Imagine you are a film director trying to edit a movie scene. You want to change the main character's outfit from a suit to a superhero costume, but you desperately want the background—the city street, the traffic, the sky—to stay exactly the same.
In the world of AI video editing, this is incredibly hard. If you tell the AI to "change the suit," it often gets confused and accidentally changes the background too (maybe the sky turns green, or the buildings melt). If you try to "freeze" the background to stop it from changing, the AI gets so stiff that the new superhero costume looks fake, blurry, or stuck in place.
KV-Lock is a new, "no-training-required" tool that solves this dilemma. It acts like a smart, real-time traffic cop for the AI's attention. Here is how it works, broken down with simple analogies:
1. The Problem: The "Over-enthusiastic Artist"
Think of the AI video generator as a very talented but slightly over-enthusiastic artist. When you ask it to paint a new character, it gets so excited about the new details that it accidentally spills paint on the background.
- Old methods tried to either let the artist go wild (bad background) or tape the artist's hand to the canvas (bad character).
- KV-Lock says: "Let's let the artist paint the character, but we need a way to know exactly when they are about to spill paint on the background so we can stop them."
2. The Secret Weapon: The "Shaky Hand" Detector
The core idea of this paper is based on a clever observation: When an AI starts to "hallucinate" (make things up or mess up), its internal predictions start to shake.

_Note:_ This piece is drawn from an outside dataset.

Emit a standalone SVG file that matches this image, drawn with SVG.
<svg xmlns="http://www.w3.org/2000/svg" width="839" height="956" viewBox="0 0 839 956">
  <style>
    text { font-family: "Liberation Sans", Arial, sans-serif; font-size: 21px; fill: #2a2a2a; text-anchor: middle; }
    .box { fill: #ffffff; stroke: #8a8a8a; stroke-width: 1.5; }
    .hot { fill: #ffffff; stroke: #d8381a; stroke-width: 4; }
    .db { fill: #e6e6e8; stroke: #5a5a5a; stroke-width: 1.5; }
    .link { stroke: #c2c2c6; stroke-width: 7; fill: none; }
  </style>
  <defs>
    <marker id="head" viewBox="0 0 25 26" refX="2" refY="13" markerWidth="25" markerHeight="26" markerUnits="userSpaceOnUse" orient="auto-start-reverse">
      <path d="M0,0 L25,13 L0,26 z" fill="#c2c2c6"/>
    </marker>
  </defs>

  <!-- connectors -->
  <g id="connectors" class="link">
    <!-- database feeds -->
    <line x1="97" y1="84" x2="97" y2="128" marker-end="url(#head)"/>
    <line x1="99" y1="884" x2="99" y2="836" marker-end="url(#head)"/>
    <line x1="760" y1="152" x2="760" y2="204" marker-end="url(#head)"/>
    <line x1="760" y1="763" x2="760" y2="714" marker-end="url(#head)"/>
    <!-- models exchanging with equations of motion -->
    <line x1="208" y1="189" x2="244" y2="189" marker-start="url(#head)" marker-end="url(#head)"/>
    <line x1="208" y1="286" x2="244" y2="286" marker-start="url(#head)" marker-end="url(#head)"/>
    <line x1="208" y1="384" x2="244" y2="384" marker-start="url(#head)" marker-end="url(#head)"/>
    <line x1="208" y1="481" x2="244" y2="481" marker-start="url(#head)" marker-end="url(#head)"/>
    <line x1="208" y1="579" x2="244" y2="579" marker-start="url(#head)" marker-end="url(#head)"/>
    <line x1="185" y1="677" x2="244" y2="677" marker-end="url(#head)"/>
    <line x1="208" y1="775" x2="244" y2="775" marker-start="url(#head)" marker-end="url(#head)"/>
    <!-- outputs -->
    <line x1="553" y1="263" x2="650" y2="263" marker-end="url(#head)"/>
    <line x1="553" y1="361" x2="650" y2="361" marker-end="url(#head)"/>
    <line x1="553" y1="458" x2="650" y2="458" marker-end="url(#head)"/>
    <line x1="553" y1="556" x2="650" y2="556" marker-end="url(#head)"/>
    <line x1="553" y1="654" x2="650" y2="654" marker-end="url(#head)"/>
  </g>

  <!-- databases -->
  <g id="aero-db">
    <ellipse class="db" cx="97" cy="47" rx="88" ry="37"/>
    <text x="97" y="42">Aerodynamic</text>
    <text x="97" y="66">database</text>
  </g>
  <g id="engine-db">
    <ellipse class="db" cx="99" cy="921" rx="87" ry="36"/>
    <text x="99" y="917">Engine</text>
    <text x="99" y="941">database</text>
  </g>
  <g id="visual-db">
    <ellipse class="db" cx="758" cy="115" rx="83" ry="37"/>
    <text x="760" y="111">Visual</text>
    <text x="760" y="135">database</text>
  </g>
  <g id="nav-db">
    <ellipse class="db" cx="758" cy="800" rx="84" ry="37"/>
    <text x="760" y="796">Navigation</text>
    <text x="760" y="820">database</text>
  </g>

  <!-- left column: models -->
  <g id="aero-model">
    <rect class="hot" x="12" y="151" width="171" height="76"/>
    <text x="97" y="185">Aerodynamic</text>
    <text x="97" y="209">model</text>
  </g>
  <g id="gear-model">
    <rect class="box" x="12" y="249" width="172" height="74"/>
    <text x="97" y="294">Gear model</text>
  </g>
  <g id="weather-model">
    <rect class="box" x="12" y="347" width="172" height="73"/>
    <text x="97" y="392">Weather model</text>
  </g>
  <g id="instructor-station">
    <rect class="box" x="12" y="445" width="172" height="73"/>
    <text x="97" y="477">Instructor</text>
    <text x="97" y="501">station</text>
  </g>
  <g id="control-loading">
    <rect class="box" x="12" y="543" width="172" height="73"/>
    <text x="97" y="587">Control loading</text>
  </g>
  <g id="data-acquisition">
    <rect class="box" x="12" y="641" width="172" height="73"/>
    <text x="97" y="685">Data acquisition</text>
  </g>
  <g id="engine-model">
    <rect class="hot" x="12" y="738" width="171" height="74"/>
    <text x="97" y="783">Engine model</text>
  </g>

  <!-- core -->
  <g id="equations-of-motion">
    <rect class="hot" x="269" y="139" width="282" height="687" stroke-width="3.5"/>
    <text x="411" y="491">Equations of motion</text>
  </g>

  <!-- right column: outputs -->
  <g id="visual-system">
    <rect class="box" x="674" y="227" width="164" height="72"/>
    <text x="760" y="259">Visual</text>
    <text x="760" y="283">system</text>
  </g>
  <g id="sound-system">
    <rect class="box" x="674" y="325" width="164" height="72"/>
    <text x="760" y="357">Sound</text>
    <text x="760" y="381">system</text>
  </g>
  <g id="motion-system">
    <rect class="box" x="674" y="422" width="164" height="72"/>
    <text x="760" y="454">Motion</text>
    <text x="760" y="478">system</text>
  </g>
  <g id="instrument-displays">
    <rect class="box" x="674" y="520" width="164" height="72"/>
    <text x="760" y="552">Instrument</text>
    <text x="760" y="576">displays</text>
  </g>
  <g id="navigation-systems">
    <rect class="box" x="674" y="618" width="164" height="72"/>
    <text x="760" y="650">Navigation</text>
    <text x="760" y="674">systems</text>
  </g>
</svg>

Imagine you are trying to balance a broom on your hand.
- If you are doing it well, your hand is steady.
- If you are about to drop it, your hand starts to tremble violently.
The KV-Lock system constantly watches the AI's "hand" (its internal math predictions). It measures the variance (the shaking).

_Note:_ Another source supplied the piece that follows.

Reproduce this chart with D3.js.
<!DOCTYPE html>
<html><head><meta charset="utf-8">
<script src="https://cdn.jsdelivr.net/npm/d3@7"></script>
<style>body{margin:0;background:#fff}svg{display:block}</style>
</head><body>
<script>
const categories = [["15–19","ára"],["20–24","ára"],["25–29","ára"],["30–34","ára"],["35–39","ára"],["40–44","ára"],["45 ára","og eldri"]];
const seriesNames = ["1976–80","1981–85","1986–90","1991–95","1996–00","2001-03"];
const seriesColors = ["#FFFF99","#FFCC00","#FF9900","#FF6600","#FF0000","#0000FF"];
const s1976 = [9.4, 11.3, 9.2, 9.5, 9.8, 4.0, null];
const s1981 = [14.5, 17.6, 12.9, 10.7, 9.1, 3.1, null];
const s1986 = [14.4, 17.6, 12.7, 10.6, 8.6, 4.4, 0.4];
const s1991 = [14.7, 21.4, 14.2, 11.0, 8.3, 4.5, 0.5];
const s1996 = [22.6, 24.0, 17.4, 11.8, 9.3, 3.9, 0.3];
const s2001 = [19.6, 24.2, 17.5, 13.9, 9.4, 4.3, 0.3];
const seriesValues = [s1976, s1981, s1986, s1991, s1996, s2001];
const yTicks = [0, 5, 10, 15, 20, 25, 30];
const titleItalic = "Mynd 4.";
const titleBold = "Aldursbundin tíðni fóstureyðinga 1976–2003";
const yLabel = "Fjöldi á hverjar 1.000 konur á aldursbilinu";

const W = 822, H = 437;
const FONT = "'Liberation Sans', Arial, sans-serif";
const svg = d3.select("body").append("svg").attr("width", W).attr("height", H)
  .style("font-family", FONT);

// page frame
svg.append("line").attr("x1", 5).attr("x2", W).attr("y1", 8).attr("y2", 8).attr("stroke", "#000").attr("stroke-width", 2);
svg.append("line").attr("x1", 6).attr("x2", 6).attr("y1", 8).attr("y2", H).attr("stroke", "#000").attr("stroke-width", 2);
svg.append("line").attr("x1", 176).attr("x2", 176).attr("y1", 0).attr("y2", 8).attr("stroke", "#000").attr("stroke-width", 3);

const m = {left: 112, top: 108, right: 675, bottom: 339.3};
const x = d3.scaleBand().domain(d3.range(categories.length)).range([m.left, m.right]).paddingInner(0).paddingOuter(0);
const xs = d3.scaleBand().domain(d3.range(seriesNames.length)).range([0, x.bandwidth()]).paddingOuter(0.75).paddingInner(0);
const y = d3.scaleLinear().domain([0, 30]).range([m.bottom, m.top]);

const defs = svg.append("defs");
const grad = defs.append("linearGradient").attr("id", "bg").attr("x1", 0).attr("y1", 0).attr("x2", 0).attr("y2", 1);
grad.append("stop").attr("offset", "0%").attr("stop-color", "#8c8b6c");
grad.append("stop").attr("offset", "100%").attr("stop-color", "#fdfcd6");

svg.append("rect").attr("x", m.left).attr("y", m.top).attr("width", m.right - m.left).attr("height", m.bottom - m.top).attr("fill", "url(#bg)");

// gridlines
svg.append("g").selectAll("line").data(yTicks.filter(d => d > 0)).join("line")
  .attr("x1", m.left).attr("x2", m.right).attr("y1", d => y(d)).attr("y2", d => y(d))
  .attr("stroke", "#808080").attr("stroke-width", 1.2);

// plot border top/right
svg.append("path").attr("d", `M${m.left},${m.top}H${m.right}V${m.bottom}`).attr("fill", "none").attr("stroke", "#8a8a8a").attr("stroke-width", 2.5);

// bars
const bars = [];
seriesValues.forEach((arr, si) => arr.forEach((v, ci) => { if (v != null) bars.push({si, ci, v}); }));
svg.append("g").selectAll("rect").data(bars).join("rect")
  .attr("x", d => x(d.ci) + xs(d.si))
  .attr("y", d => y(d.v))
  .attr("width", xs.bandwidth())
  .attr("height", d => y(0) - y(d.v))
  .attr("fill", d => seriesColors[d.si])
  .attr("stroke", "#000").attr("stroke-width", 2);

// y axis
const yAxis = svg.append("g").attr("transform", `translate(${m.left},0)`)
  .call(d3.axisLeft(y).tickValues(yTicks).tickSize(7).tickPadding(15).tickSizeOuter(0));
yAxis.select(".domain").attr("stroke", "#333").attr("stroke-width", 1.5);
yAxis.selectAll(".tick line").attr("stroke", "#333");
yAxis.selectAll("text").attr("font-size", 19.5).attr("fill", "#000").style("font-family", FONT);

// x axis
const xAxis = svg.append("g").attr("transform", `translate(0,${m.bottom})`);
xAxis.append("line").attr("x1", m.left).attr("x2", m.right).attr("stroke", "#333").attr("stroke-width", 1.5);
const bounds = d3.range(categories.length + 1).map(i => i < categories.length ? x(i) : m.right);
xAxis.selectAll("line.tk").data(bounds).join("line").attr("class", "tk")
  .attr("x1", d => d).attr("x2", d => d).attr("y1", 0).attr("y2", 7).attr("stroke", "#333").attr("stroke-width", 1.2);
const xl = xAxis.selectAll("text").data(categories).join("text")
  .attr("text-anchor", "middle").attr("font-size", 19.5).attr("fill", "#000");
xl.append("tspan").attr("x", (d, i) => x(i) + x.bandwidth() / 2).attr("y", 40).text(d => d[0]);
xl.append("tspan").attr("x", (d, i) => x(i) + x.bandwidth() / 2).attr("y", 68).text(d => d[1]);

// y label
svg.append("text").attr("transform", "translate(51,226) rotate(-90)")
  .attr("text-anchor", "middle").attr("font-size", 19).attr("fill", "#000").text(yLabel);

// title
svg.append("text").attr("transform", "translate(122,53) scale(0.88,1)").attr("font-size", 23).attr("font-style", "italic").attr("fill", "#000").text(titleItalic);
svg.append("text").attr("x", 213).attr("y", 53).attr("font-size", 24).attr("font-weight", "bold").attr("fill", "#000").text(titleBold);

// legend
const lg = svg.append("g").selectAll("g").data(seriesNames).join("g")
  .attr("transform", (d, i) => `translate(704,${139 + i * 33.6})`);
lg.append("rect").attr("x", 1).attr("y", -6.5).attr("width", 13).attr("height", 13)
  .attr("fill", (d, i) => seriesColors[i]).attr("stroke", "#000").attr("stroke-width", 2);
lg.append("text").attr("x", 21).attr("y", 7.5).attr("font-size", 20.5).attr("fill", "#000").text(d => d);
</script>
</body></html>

- Low Shaking: The AI is confident. It's safe to let it generate new details for the character.
- High Shaking: The AI is confused and about to mess up the background. ALARM!

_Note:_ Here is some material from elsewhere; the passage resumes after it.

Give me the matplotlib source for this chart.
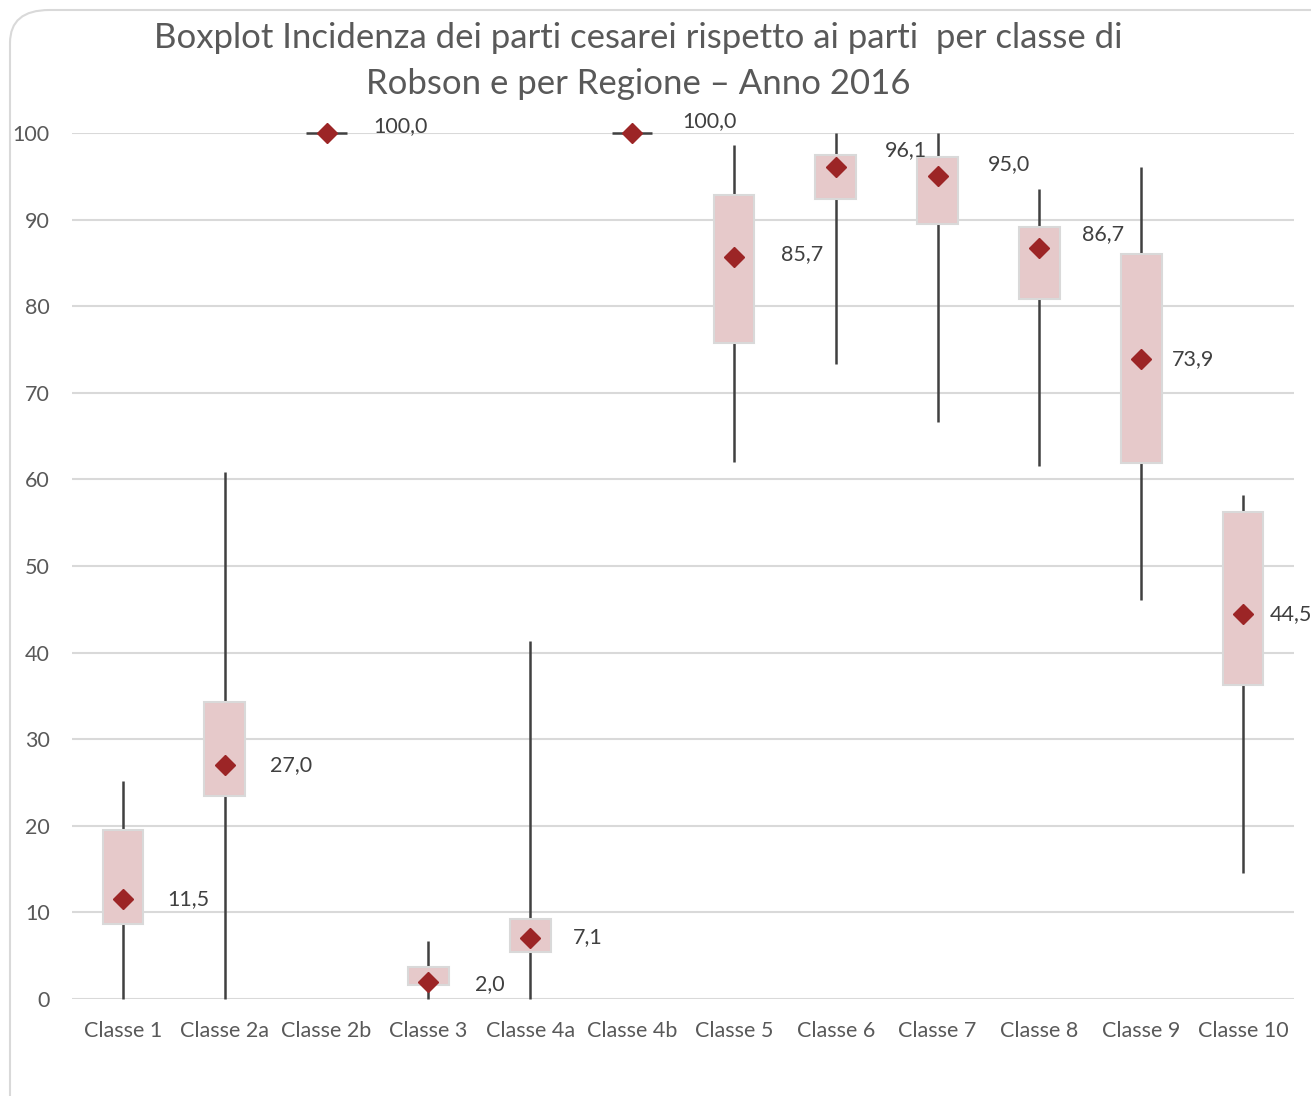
import numpy as np
import matplotlib.pyplot as plt
from matplotlib.patches import FancyBboxPatch

plt.rcParams['font.family'] = ['Lato', 'DejaVu Sans']

# dati
classi = ["Classe 1", "Classe 2a", "Classe 2b", "Classe 3", "Classe 4a", "Classe 4b",
          "Classe 5", "Classe 6", "Classe 7", "Classe 8", "Classe 9", "Classe 10"]
minimo = [0.0, 0.0, 100.0, 0.0, 0.0, 100.0, 62.0, 73.3, 66.6, 61.5, 46.1, 14.5]
q1 = [8.7, 23.4, 100.0, 1.6, 5.4, 100.0, 75.8, 92.4, 89.5, 80.8, 61.9, 36.3]
q3 = [19.5, 34.3, 100.0, 3.7, 9.2, 100.0, 92.8, 97.5, 97.2, 89.1, 86.0, 56.2]
massimo = [25.2, 60.9, 100.0, 6.7, 41.3, 100.0, 98.6, 100.0, 100.0, 93.5, 96.1, 58.2]
valore = [11.5, 27.0, 100.0, 2.0, 7.1, 100.0, 85.7, 96.1, 95.0, 86.7, 73.9, 44.5]

# spostamento etichette (pixel) rispetto al marker
off_x = [44, 45, 47, 47, 43, 50, 47, 49, 50, 43, 31, 27]
off_y = [0, 0, 7, -2, 0, 12, 3, 17, 12, 14, 0, 0]

fig = plt.figure(figsize=(13.11, 10.96), dpi=100)
fig.patches.append(FancyBboxPatch((10 / 1311, -0.05), 1.1, 1.0 - 10 / 1096 + 0.05,
                                  boxstyle="round,pad=0,rounding_size=0.03",
                                  transform=fig.transFigure, facecolor="white",
                                  edgecolor="#d9d9d9", linewidth=1.5, zorder=-10))

ax = fig.add_axes([72 / 1311, 97 / 1096, 1222 / 1311, 866 / 1096])
ax.set_facecolor("none")
x = np.arange(len(classi))

ax.vlines(x, minimo, massimo, color="#404040", linewidth=1.8, zorder=2, clip_on=False)
altezza = np.array(q3) - np.array(q1)
ax.bar(x, altezza, bottom=q1, width=0.4, color="#e6c9ca", edgecolor="#d9d9d9",
       linewidth=1.5, zorder=3)
for i in range(len(classi)):
    if altezza[i] == 0:
        ax.hlines(q1[i], i - 0.2, i + 0.2, color="#404040", linewidth=1.8, zorder=3, clip_on=False)
ax.plot(x, valore, linestyle="none", marker="D", markersize=10, color="#9c2526",
        zorder=4, clip_on=False)

for i, v in enumerate(valore):
    ax.annotate(f"{v:.1f}".replace(".", ","), (i, v), xytext=(off_x[i] * 0.72, off_y[i] * 0.72),
                textcoords="offset points", ha="left", va="center", fontsize=15.5,
                color="#404040", annotation_clip=False)

ax.set_xlim(-0.5, len(classi) - 0.5)
ax.set_ylim(0, 100)
ax.set_yticks(np.arange(0, 101, 10))
ax.set_xticks(x)
ax.set_xticklabels(classi)
ax.tick_params(axis="both", length=0, labelsize=15.5, labelcolor="#595959")
ax.tick_params(axis="x", pad=16)
ax.tick_params(axis="y", pad=16)
ax.grid(axis="y", color="#d9d9d9", linewidth=1.5)
ax.set_axisbelow(True)
for s in ax.spines.values():
    s.set_visible(False)

fig.text(638 / 1311, 1 - 61 / 1096,
         "Boxplot Incidenza dei parti cesarei rispetto ai parti  per classe di\nRobson e per Regione \u2013 Anno 2016",
         ha="center", va="center", fontsize=25, color="#595959", linespacing=1.55)

fig.savefig("out.png", dpi=100)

3. The Solution: The "Dynamic Switch"
Once the system detects that the AI is "shaking" (risking a hallucination), KV-Lock instantly flips two switches:
Switch A: Lock the Background (The "Anchor")
It grabs the "memory" (Key-Value pairs) of the original background from the source video and forces the AI to look at that instead of trying to invent new background pixels. It's like putting a heavy anchor on the background so the wind (the AI's creativity) can't blow it away.Switch B: Boost the Guidance (The "Spotlight")
It turns up the volume on the instructions for the foreground (the character). It tells the AI, "Focus hard on the new costume and ignore everything else." This helps the character look crisp and high-quality without the AI getting distracted.
4. Why is this "Training-Free"?
Usually, to teach an AI to do this, you need to feed it thousands of hours of video and spend weeks teaching it (training).
- KV-Lock is like a plug-and-play app. You don't need to re-teach the AI. You just plug this "traffic cop" module into any existing video AI, and it immediately starts watching for "shaky hands" and fixing the edits on the fly.
The Result
In tests, KV-Lock was able to swap characters, remove objects, or add new things to videos while keeping the background looking like a perfect photograph.
- Other methods often left the background looking like a melted wax painting or the character looking like a blurry ghost.
- KV-Lock kept the background rock-solid and the character sharp, all by knowing exactly when to lock attention and when to let the AI be creative.
In short: KV-Lock is a smart safety net that watches the AI's confidence levels. If the AI starts to wobble, it instantly locks the background in place and boosts the focus on the new object, ensuring the final video looks professional and consistent.